Albingia
- Industry: Insurance
- Founded: 1901
- Headquarters: Levallois-Perret, France
- Area served: France
- Key people: Bruno Chamoin (Chairman) (since 2003)
- Revenue: €229 million (2017)
- Net income: €47 million (2018)
- Number of employees: 250 (2017)

= Albingia =

French insurance company

Albingia is a French insurance company specializing in risk management, based in Levallois-Perret.

Albingia is currently the only independent French insurance company specialized in Risk management.

== History ==
Albingia was founded in 1901 in Hamburg. its first French subsidiary opens in 1962. In 1999 Albingia was sold to Axa for €850 million. In 2003, Albingia France was bought by Barclays Private Equity (now Equistone Partners Europe) then sold again in 2006 to Chevrillon & Associés et IDI.

In 2018, Eurazeo bought shares of Albingia, alongside the Financière de Blacailloux, controlled by Bruno Chamoin, also Chairman of Albingia.

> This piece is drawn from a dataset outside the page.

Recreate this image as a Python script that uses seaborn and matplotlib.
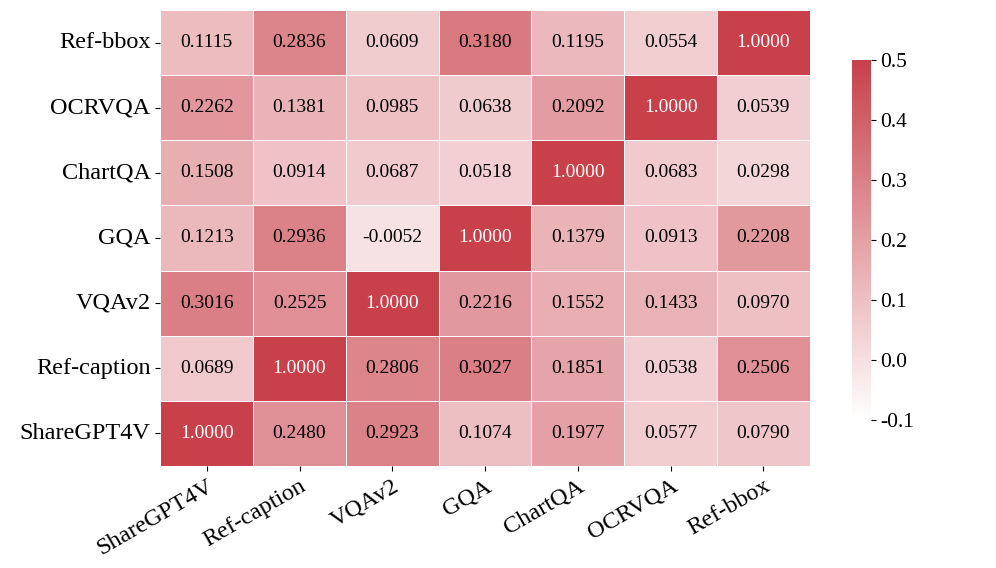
import numpy as np
import pandas as pd
import seaborn as sns
import matplotlib
matplotlib.use('Agg')
from matplotlib import pyplot as plt

# axis labels (rows top -> bottom, columns left -> right)
row_labels = ['Ref-bbox', 'OCRVQA', 'ChartQA', 'GQA', 'VQAv2', 'Ref-caption', 'ShareGPT4V']
col_labels = ['ShareGPT4V', 'Ref-caption', 'VQAv2', 'GQA', 'ChartQA', 'OCRVQA', 'Ref-bbox']

# correlation values, one list per row
ref_bbox = [0.1115, 0.2836, 0.0609, 0.3180, 0.1195, 0.0554, 1.0000]
ocrvqa = [0.2262, 0.1381, 0.0985, 0.0638, 0.2092, 1.0000, 0.0539]
chartqa = [0.1508, 0.0914, 0.0687, 0.0518, 1.0000, 0.0683, 0.0298]
gqa = [0.1213, 0.2936, -0.0052, 1.0000, 0.1379, 0.0913, 0.2208]
vqav2 = [0.3016, 0.2525, 1.0000, 0.2216, 0.1552, 0.1433, 0.0970]
ref_caption = [0.0689, 1.0000, 0.2806, 0.3027, 0.1851, 0.0538, 0.2506]
sharegpt4v = [1.0000, 0.2480, 0.2923, 0.1074, 0.1977, 0.0577, 0.0790]

df = pd.DataFrame([ref_bbox, ocrvqa, chartqa, gqa, vqav2, ref_caption, sharegpt4v],
                  index=row_labels, columns=col_labels)

plt.rcParams['font.family'] = ['Liberation Serif', 'DejaVu Serif']

cmap = sns.blend_palette(['#ffffff', '#c8404a'], as_cmap=True)

fig = plt.figure(figsize=(9.96, 5.68), dpi=100)
ax = fig.add_axes([0.161, 0.18, 0.652, 0.802])
cax = fig.add_axes([0.855, 0.261, 0.019, 0.634])

sns.heatmap(df, ax=ax, cbar_ax=cax, cmap=cmap, vmin=-0.1, vmax=0.5,
            annot=True, fmt='.4f', annot_kws={'size': 14},
            linewidths=0.6, linecolor='white')

# white text on the diagonal cells, black elsewhere
for t in ax.texts:
    t.set_color('white' if t.get_text() == '1.0000' else 'black')

ax.tick_params(axis='both', labelsize=17.5)
plt.setp(ax.get_xticklabels(), rotation=30, ha='right', rotation_mode='anchor')
plt.setp(ax.get_yticklabels(), rotation=0)
cax.tick_params(labelsize=15.5)
cax.set_yticks([-0.1, 0.0, 0.1, 0.2, 0.3, 0.4, 0.5])
cax.set_yticklabels(['-0.1', '0.0', '0.1', '0.2', '0.3', '0.4', '0.5'])
for s in cax.spines.values():
    s.set_visible(False)

fig.savefig('out.png', dpi=100)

On 9 April 2020, The Hellfest festival organization announced that they paid on 17 December 2019 to Albingia €175000 for cancellation risks, including pandemic risks, but that the company refused to pay for the cancellation of the festival. The contract was sold before the apparition of the COVID-19 pandemic in China.

== Activity ==
In 1962, the first risk management sold by Albingia was linked for machinery breakdown risks. Since that time its activity has expanded to other risks. It has approximately 3500 Insurance brokers.

==COVID-19 claims==
In 2020, in regards to the COVID-19 pandemic, the company has decided to not cover for damages suffered by the client that runs the Hellfest music festival. As reported Hellfest's insurance policy covered pandemics. It was also reported that representatives from Albingia agreed, however they claimed it did not cover the COVID-19 pandemic because "respiratory diseases were excluded from the contract". Hellfest reported that they will pursue litigation in court if Albingia doesn't comply with their requests.